▶ _CHALLENGE_: Return the lines that follow, exactly as they appear, from the first through the one containing "yticks = [0, 2, 4, 6, 8, 10, 12, 14, 16]"; no pictures are to be included.

□ □ □ □ □ □ □

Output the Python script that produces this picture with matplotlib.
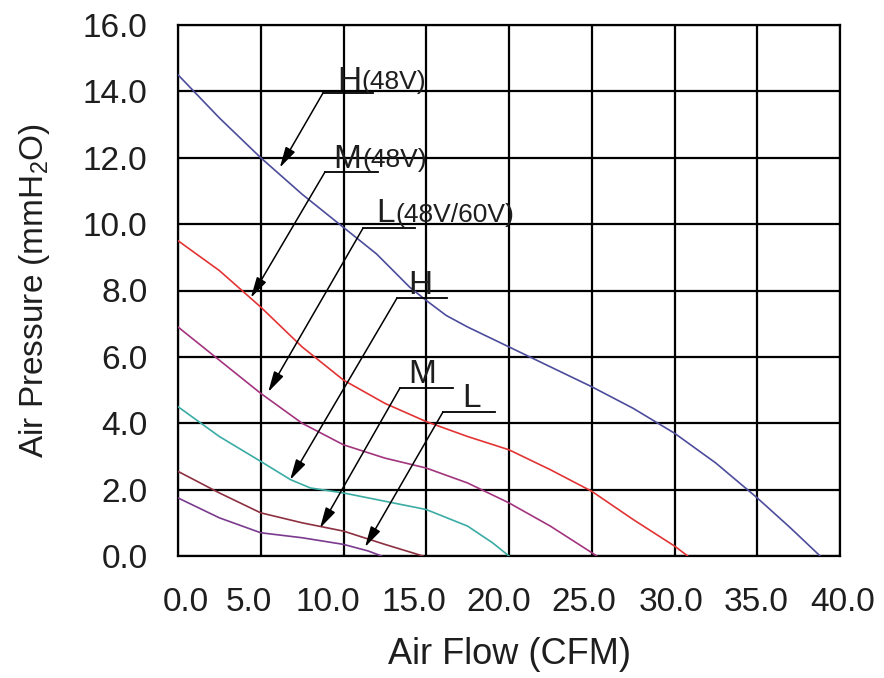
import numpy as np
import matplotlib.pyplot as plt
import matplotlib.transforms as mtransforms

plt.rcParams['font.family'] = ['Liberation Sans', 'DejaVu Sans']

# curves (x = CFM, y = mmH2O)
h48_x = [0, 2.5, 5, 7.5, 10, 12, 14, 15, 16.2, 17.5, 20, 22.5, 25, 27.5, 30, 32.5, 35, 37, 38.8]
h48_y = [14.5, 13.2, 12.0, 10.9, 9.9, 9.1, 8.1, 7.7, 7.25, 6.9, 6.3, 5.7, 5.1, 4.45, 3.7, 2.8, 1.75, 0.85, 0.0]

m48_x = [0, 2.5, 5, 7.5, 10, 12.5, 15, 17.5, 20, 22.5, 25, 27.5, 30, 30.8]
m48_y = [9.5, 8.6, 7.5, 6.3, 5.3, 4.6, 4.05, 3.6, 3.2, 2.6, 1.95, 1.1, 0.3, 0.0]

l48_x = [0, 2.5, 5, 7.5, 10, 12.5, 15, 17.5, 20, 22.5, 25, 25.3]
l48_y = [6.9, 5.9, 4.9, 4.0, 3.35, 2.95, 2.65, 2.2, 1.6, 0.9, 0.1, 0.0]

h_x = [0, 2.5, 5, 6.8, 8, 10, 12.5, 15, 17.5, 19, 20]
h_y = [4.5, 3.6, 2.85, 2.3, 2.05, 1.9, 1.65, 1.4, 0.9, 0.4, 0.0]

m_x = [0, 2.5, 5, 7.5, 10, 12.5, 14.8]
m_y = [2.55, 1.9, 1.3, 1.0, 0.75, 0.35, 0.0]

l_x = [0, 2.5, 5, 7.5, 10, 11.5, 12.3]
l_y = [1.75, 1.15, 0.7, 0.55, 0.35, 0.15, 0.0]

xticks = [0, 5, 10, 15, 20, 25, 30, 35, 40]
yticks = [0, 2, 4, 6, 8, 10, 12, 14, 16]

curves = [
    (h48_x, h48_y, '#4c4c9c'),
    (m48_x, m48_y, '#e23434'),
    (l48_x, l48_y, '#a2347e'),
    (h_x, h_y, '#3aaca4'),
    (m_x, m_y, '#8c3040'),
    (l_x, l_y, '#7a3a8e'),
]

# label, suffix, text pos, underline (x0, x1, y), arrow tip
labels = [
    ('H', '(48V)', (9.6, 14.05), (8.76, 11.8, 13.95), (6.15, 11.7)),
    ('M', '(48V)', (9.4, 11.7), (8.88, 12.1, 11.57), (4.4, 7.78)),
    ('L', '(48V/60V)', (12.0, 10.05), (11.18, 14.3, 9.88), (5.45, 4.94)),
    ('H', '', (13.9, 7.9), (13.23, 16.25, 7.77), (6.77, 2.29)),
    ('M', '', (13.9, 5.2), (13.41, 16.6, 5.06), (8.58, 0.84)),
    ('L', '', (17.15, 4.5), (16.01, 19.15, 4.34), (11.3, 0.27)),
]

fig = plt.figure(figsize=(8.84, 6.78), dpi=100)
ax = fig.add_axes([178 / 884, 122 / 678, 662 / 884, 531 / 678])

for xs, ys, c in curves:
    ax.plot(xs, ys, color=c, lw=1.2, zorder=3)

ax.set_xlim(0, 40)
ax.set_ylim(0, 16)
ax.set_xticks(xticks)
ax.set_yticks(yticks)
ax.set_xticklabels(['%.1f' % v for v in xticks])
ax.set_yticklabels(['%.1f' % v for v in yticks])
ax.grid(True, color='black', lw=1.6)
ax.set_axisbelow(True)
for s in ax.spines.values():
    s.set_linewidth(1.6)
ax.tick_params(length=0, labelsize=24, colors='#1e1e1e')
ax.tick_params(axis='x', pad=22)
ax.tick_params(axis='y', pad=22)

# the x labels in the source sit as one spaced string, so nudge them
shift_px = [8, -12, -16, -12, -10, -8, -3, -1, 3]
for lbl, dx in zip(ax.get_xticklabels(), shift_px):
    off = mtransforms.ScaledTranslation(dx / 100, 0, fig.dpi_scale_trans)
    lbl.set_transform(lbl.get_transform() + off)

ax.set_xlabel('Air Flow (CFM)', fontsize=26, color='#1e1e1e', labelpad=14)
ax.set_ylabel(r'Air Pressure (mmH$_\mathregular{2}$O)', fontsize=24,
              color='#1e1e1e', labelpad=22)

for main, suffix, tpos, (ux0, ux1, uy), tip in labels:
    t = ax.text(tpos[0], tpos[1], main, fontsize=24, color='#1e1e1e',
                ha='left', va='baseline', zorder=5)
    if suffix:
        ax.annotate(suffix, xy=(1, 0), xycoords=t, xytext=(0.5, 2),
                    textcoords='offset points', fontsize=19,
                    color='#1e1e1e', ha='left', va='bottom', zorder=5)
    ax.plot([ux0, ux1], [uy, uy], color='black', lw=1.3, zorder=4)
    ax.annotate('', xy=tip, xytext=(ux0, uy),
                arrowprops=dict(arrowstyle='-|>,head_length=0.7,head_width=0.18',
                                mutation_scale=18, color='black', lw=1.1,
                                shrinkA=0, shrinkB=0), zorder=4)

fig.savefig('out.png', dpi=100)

□ □ □ □ □ □ □

▶ _FULL ANSWER_:
Output the Python script that produces this picture with matplotlib.
import numpy as np
import matplotlib.pyplot as plt
import matplotlib.transforms as mtransforms

plt.rcParams['font.family'] = ['Liberation Sans', 'DejaVu Sans']

# curves (x = CFM, y = mmH2O)
h48_x = [0, 2.5, 5, 7.5, 10, 12, 14, 15, 16.2, 17.5, 20, 22.5, 25, 27.5, 30, 32.5, 35, 37, 38.8]
h48_y = [14.5, 13.2, 12.0, 10.9, 9.9, 9.1, 8.1, 7.7, 7.25, 6.9, 6.3, 5.7, 5.1, 4.45, 3.7, 2.8, 1.75, 0.85, 0.0]

m48_x = [0, 2.5, 5, 7.5, 10, 12.5, 15, 17.5, 20, 22.5, 25, 27.5, 30, 30.8]
m48_y = [9.5, 8.6, 7.5, 6.3, 5.3, 4.6, 4.05, 3.6, 3.2, 2.6, 1.95, 1.1, 0.3, 0.0]

l48_x = [0, 2.5, 5, 7.5, 10, 12.5, 15, 17.5, 20, 22.5, 25, 25.3]
l48_y = [6.9, 5.9, 4.9, 4.0, 3.35, 2.95, 2.65, 2.2, 1.6, 0.9, 0.1, 0.0]

h_x = [0, 2.5, 5, 6.8, 8, 10, 12.5, 15, 17.5, 19, 20]
h_y = [4.5, 3.6, 2.85, 2.3, 2.05, 1.9, 1.65, 1.4, 0.9, 0.4, 0.0]

m_x = [0, 2.5, 5, 7.5, 10, 12.5, 14.8]
m_y = [2.55, 1.9, 1.3, 1.0, 0.75, 0.35, 0.0]

l_x = [0, 2.5, 5, 7.5, 10, 11.5, 12.3]
l_y = [1.75, 1.15, 0.7, 0.55, 0.35, 0.15, 0.0]

xticks = [0, 5, 10, 15, 20, 25, 30, 35, 40]
yticks = [0, 2, 4, 6, 8, 10, 12, 14, 16]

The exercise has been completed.